In this part of the assessment, you will be assessed based on the following Outcome:

GEL-7.02: Apply ethical reasoning to ethical issues within the field of study.

Companies use off-balance sheet accounting so that they do not have to include certain assets and liabilities in their financial statements. Off-balance sheet accounting is often used to make the balance sheet look like the company has less debt than it actually does. One method used by companies to achieve off-balance sheet accounting is classifying capital leases as operating leases.

New GAAP accounting rules and the Sarbanes-Oxley Act now require that capital leases must be included on the balance sheet as both an asset and liability. However, leases with a duration of less than 12 months and other long-term leases are still excluded from this reporting.

Off-balance sheet accounting is beneficial to companies as it eliminates both assets and debt from the balance sheet, improves companies' liquidity ratios such as its current ratio and quick ratio, and lowers leverage ratios such as debt to equity and debt to asset.
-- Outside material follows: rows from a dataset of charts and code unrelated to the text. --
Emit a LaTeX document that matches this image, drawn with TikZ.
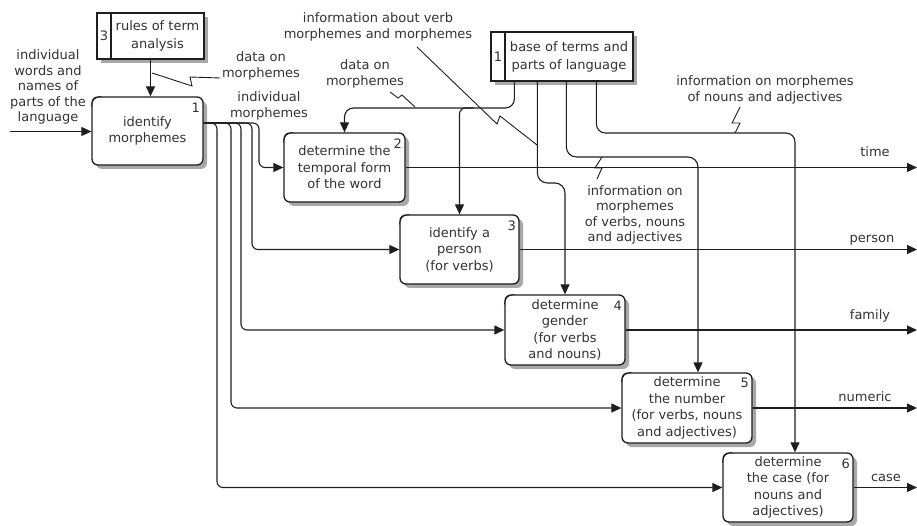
\documentclass[tikz,border=0pt]{standalone}
\usepackage{fontspec}
\setmainfont{DejaVu Sans}
\usetikzlibrary{arrows.meta,calc}
\definecolor{ink}{HTML}{1E1E1E}
\definecolor{txt}{HTML}{333333}
\definecolor{shadowgray}{HTML}{A8A8A8}
% an activity box with its shadow: name, centre, width, height, text
\newcommand{\actbox}[5]{%
  \fill[shadowgray,rounded corners=6pt] ($(#2)+(4-#3/2,4-#4/2)$) rectangle ++(#3,#4);
  \node[act,minimum width=#3,minimum height=#4] (#1) at (#2) {#5};}
% a data store with its shadow: name, centre, width, height, text (number cell apart)
\newcommand{\storebox}[5]{%
  \fill[shadowgray] ($(#2)+(4-#3/2,4-#4/2)$) rectangle ++(#3,#4);
  \node[store,minimum width=#3,minimum height=#4] (#1) at (#2) {#5};}
\begin{document}
\begin{tikzpicture}[x=1pt,y=-1pt,
  font=\fontsize{13}{15.5}\selectfont,
  conn/.style={draw=ink,line width=1.1pt,rounded corners=8pt},
  arr/.style={conn,-{Triangle[length=10pt,width=9pt]}},
  zig/.style={draw=ink,line width=0.9pt},
  act/.style={draw=ink,line width=1.3pt,fill=white,rounded corners=6pt,align=center,
    inner sep=2pt,text=txt,font=\fontsize{13}{16.5}\selectfont},
  store/.style={draw=ink,line width=1.3pt,fill=white,align=center,inner sep=2pt,
    text=txt,font=\fontsize{13}{18}\selectfont},
  lbl/.style={align=center,inner sep=0pt,text=txt},
  num/.style={inner sep=0pt,text=txt},
  notch/.style={draw=ink,line width=0.8pt}]
\useasboundingbox (0,0) rectangle (917,526);

% activity boxes
\actbox{b1}{147.5,131}{111}{68}{identify\\morphemes}
\actbox{b2}{344.5,167.5}{121}{69}{determine the\\temporal form\\of the word}
\actbox{b3}{459.5,249.5}{119}{69}{identify a\\person\\(for verbs)}
\actbox{b4}{565,330}{120}{70}{determine\\gender\\(for verbs\\and nouns)}
\actbox{b5}{687,408}{130}{70}{determine\\the number\\(for verbs, nouns\\and adjectives)}
\actbox{b6}{788,487.5}{130}{69}{determine\\the case (for\\nouns and\\adjectives)}

% box numbers and corner notches
\foreach \b/\n in {b1/1,b2/2,b3/3,b4/4,b5/5,b6/6}{
  \node[num] (n\n) at ([shift={(-8,11)}]\b.north east) {\n};
  \draw[notch] ([shift={(0,10)}]\b.north west) .. controls ([shift={(2,2)}]\b.north west) .. ([shift={(10,0)}]\b.north west);
}

% data stores: number cell first, so the text cell covers its shadow
\storebox{ctrlnum}{104,36}{14}{46}{3}
\storebox{ctrl}{157.5,36}{93}{46}{rules of term\\analysis}
\storebox{basenum}{498,56.5}{14}{49}{1}
\storebox{base}{569,56.5}{128}{49}{base of terms and\\parts of language}

% reference points
\coordinate (R) at (917,0);
\coordinate (in) at (10,131.5);
\coordinate (o1) at ([yshift=8pt]b1.east);
\coordinate (v2) at (259,0);
\coordinate (v3) at (252,0);
\coordinate (v4) at (241,0);
\coordinate (v5) at (231,0);
\coordinate (v6) at (217,0);
\coordinate (m1) at ($(base.south west)+(10,0)$);
\coordinate (m2) at ($(base.south west)+(33,0)$);
\coordinate (m3) at ($(base.south west)+(62,0)$);
\coordinate (m4) at ($(base.south west)+(92,0)$);
\coordinate (yA) at (0,108);
\coordinate (yB) at (0,183);
\coordinate (yC) at (0,157);
\coordinate (yD) at (0,133);
\coordinate (cA) at ($(ctrlnum.south west)!0.5!(ctrl.south east)$);
\path (b5.north) ++(11,0) coordinate (t5);
\path (b6.north) ++(7,0) coordinate (t6);
\path (b3.north |- yA) ++(14,0) coordinate (brA);

% input and control of the first activity
\draw[arr] (in) -- (in -| b1.west);
\draw[arr] (cA) -- (cA |- b1.north);

% individual morphemes fan out
\draw[arr,rounded corners=6pt] (o1) -| (v2 |- b2.west) -- (b2.west);
\draw[arr,rounded corners=6pt] (o1) -| (v3 |- b3.west) -- (b3.west);
\draw[arr,rounded corners=6pt] (o1) -| (v4 |- b4.west) -- (b4.west);
\draw[arr,rounded corners=6pt] (o1) -| (v5 |- b5.west) -- (b5.west);
\draw[arr,rounded corners=6pt] (o1) -| (v6 |- b6.west) -- (b6.west);

% outputs
\foreach \b in {b2,b3,b4,b5,b6}
  \draw[arr] (\b.east) -- (\b.east -| R);

% lines from the base of terms
\draw[arr,rounded corners=9pt] (m1) |- (b2.north |- yA) -- (b2.north);
\draw[arr,rounded corners=6pt] (brA) -| (b3.north);
\draw[arr,rounded corners=10pt] (m2) |- (b4.north |- yB) -- (b4.north);
\draw[arr,rounded corners=10pt] (m3) |- (t5 |- yC) -- (t5);
\draw[arr,rounded corners=9pt] (m4) |- (t6 |- yD) -- (t6);

% arrow labels
\node[lbl] (lin) at (48,87) {individual\\words and\\names of\\parts of the\\language};
\node[lbl] (ldata1) at (261,66) {data on\\morphemes};
\node[lbl] (lindiv) at (269,106) {individual\\morphemes};
\node[lbl] (ldata2) at (365,74) {data on\\morphemes};
\node[lbl] (linfo1) at (378,27) {information about verb\\morphemes and morphemes};
\node[lbl] (linfo2) at (765,90) {information on morphemes\\of nouns and adjectives};
\node[lbl] (linfo3) at (635,215) {information on\\morphemes\\of verbs, nouns\\and adjectives};
\node[lbl] (otime) at (875,152) {time};
\node[lbl] (operson) at (872,240) {person};
\node[lbl] (ofamily) at (870,316) {family};
\node[lbl] (onum) at (865,397) {numeric};
\node[lbl] (ocase) at (886,478) {case};

% squiggles tying labels to their arrows
\draw[zig] (152,73) -- (192,86) -- (190,77) -- (220,78);
\draw[zig] (390,92) -- (398,98) -- (402,95) -- (415,107);
\draw[zig] (417,47) -- (497,124) -- (500,116) -- (537,145);
\draw[zig] (740,107) -- (732,123) -- (740,123) -- (735,133);
\draw[zig] (602,157) -- (595,168) -- (602,168) -- (597,179);
\end{tikzpicture}
\end{document}
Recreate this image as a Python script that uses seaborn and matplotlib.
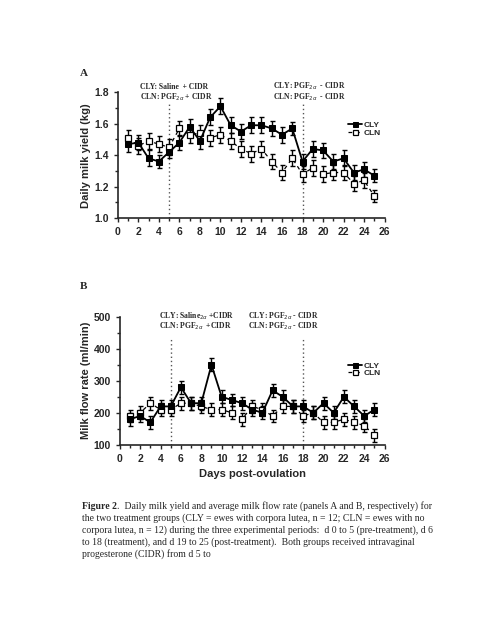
import matplotlib
matplotlib.use("Agg")
import matplotlib.pyplot as plt
import seaborn as sns
import pandas as pd
from matplotlib.ticker import MultipleLocator, FormatStrFormatter

# dias y valores
dias = list(range(1, 26))
leche_cly = [1.47, 1.48, 1.38, 1.36, 1.42, 1.48, 1.58, 1.49, 1.64, 1.71, 1.59, 1.55, 1.59,
             1.59, 1.57, 1.53, 1.57, 1.36, 1.44, 1.43, 1.36, 1.38, 1.29, 1.31, 1.27]
leche_cln = [1.51, 1.46, 1.49, 1.47, 1.45, 1.57, 1.53, 1.54, 1.51, 1.53, 1.49, 1.44, 1.41,
             1.44, 1.36, 1.29, 1.38, 1.28, 1.32, 1.28, 1.29, 1.29, 1.22, 1.24, 1.14]
leche_err_cly = [0.05, 0.05, 0.05, 0.04, 0.04, 0.05, 0.05, 0.05, 0.05, 0.05, 0.05, 0.05, 0.05,
                 0.05, 0.05, 0.05, 0.04, 0.05, 0.05, 0.05, 0.05, 0.05, 0.05, 0.05, 0.04]
leche_err_cln = [0.05, 0.05, 0.05, 0.05, 0.05, 0.05, 0.05, 0.05, 0.05, 0.05, 0.05, 0.05, 0.05,
                 0.05, 0.05, 0.05, 0.05, 0.05, 0.05, 0.05, 0.05, 0.05, 0.05, 0.05, 0.04]

flujo_cly = [180, 190, 170, 220, 220, 280, 230, 230, 350, 250, 240, 230, 210,
             200, 270, 250, 220, 220, 200, 230, 200, 250, 220, 190, 210]
flujo_cln = [190, 200, 230, 210, 210, 230, 230, 220, 210, 210, 200, 180, 220,
             210, 190, 220, 220, 190, 200, 170, 170, 180, 170, 160, 130]
flujo_err = [20] * 25

caption_lineas = [
    ".  Daily milk yield and average milk flow rate (panels A and B, respectively) for",
    "the two treatment groups (CLY = ewes with corpora lutea, n = 12; CLN = ewes with no",
    "corpora lutea, n = 12) during the three experimental periods:  d 0 to 5 (pre-treatment), d 6",
    "to 18 (treatment), and d 19 to 25 (post-treatment).  Both groups received intravaginal",
    "progesterone (CIDR) from d 5 to",
]

sns.set_style("ticks")
plt.rcParams['font.family'] = ['Liberation Sans', 'DejaVu Sans']

fig = plt.figure(figsize=(4.95, 6.4), dpi=100)
axA = fig.add_axes([0.238, 0.659, 0.539, 0.197])
axB = fig.add_axes([0.242, 0.305, 0.535, 0.200])


def panel(ax, y_cly, y_cln, e_cly, e_cln, ylim, major, minor, vtop, leg_y):
    df = pd.DataFrame({'dia': dias * 2, 'valor': y_cly + y_cln,
                       'grupo': ['CLY'] * 25 + ['CLN'] * 25})
    frac = (vtop - ylim[0]) / (ylim[1] - ylim[0])
    ax.axvline(5, ymax=frac, color='#555555', ls=(0, (1, 2)), lw=1)
    ax.axvline(18, ymax=frac, color='#555555', ls=(0, (1, 2)), lw=1)
    ax.errorbar(dias, y_cln, yerr=e_cln, fmt='none', ecolor='black', elinewidth=1, capsize=1.8)
    ax.errorbar(dias, y_cly, yerr=e_cly, fmt='none', ecolor='black', elinewidth=1, capsize=1.8)
    sns.lineplot(data=df[df.grupo == 'CLN'], x='dia', y='valor', ax=ax, color='black',
                 marker='s', markersize=4.5, markerfacecolor='white', markeredgecolor='black',
                 markeredgewidth=0.9, linestyle=(0, (3, 3)), lw=0.9, label='CLN', zorder=3)
    sns.lineplot(data=df[df.grupo == 'CLY'], x='dia', y='valor', ax=ax, color='black',
                 marker='s', markersize=4.5, markerfacecolor='black', markeredgecolor='black',
                 lw=1.3, label='CLY', zorder=4)
    ax.set_xlim(0, 26)
    ax.set_ylim(*ylim)
    ax.xaxis.set_major_locator(MultipleLocator(2))
    ax.xaxis.set_minor_locator(MultipleLocator(1))
    ax.yaxis.set_major_locator(MultipleLocator(major))
    ax.yaxis.set_minor_locator(MultipleLocator(minor))
    ax.tick_params(labelsize=7.5, width=1, length=3)
    ax.tick_params(which='minor', length=2, width=1)
    for lab in ax.get_xticklabels() + ax.get_yticklabels():
        lab.set_fontweight('bold')
    for s in ['left', 'bottom']:
        ax.spines[s].set_linewidth(1.2)
    sns.despine(ax=ax)
    h, l = ax.get_legend_handles_labels()
    leg = ax.legend([h[1], h[0]], [l[1], l[0]], loc='upper right', bbox_to_anchor=(1.0, leg_y),
                    frameon=False, fontsize=6, handlelength=1.6, handletextpad=0.2,
                    labelspacing=-0.05, borderpad=0, markerscale=0.8)
    for t in leg.get_texts():
        t.set_fontweight('bold')


panel(axA, leche_cly, leche_cln, leche_err_cly, leche_err_cln, (1.0, 1.8), 0.2, 0.1, 1.73, 0.80)
axA.set_xlabel('')
axA.set_ylabel('Daily milk yield (kg)', fontsize=8, fontweight='bold', labelpad=2)
axA.yaxis.set_major_formatter(FormatStrFormatter('%.1f'))
for lab in axA.get_yticklabels():
    lab.set_fontweight('bold')

panel(axB, flujo_cly, flujo_cln, flujo_err, flujo_err, (100, 500), 100, 50, 430, 0.68)
axB.set_xlabel('Days post-ovulation', fontsize=8, fontweight='bold')
axB.set_ylabel('Milk flow rate (ml/min)', fontsize=8, fontweight='bold', labelpad=2)

serif = dict(family=['Liberation Serif', 'DejaVu Serif'], fontsize=5.5, fontweight='bold')
fig.text(0.282, 0.861, 'CLY: Saline  + CIDR', **serif)
fig.text(0.282, 0.845, r'CLN: PGF$_{2\alpha}$ + CIDR', **serif)
fig.text(0.552, 0.861, r'CLY: PGF$_{2\alpha}$  - CIDR', **serif)
fig.text(0.552, 0.845, r'CLN: PGF$_{2\alpha}$  - CIDR', **serif)
fig.text(0.322, 0.503, r'CLY: Saline$_{2\alpha}$ +CIDR', **serif)
fig.text(0.322, 0.487, r'CLN: PGF$_{2\alpha}$  +CIDR', **serif)
fig.text(0.502, 0.503, r'CLY: PGF$_{2\alpha}$ - CIDR', **serif)
fig.text(0.502, 0.487, r'CLN: PGF$_{2\alpha}$ - CIDR', **serif)

fig.text(0.162, 0.882, 'A', family=['Liberation Serif'], fontsize=8, fontweight='bold')
fig.text(0.162, 0.548, 'B', family=['Liberation Serif'], fontsize=8, fontweight='bold')

# pie de figura: "Figure 2" en negrita y el resto normal
cap_font = dict(family=['Liberation Serif'], fontsize=7.0, va='baseline')
x0, y0, paso = 0.166, 1 - 509 / 640, 11.9 / 640
t = fig.text(x0, y0, 'Figure 2', fontweight='bold', **cap_font)
fig.canvas.draw()
bb = t.get_window_extent()
fig.text(bb.x1 / fig.bbox.width, y0, caption_lineas[0], fontweight='normal', **cap_font)
for i, linea in enumerate(caption_lineas[1:], start=1):
    fig.text(x0, y0 - i * paso, linea, fontweight='normal', **cap_font)

fig.savefig('out.png', dpi=100)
You are a new accountant for a company and have discovered that the company's management has formed a new corporation that will build a new corporate headquarters for the company and then lease the asset to the company on a 30-year lease. Thus, allowing the company to employ off-balance sheet accounting for the new assets. The arrangement will also allow management to make additional income from their new venture.

Scenario: The board of directors, shareholders, and stakeholders are just now learning of this arrangement to employ off-balance sheet accounting for the new office building and of management's profit arrangement from the new company.

An alternative to this arrangement would be a sale leaseback. Read more about sale lease backs at the following site:

Singer, R., Winiarski, H., & Coleman, S. (2020). Accounting for sale and leaseback transactions. Journal of Accountancy. https://www.journalofaccountancy.com/issues/2020/jul/accounting-for-sale-and-leaseback-transactions.html

Checklist:

  • Explain to what extent the corporation's shareholders might feel the corporation breached any measures of an entity of the highest ethical standards.
  • Explain to what extent the corporation's board of directors might ever feel that management breached any measures of an entity of the highest ethical standards.
  • Use at least two of the ethical viewpoints as presented in ethical approachesto provide the ethical reasoning to address your company's use of off-balance sheet accounting and managements profiting from the arrangement. Specify the approaches you use.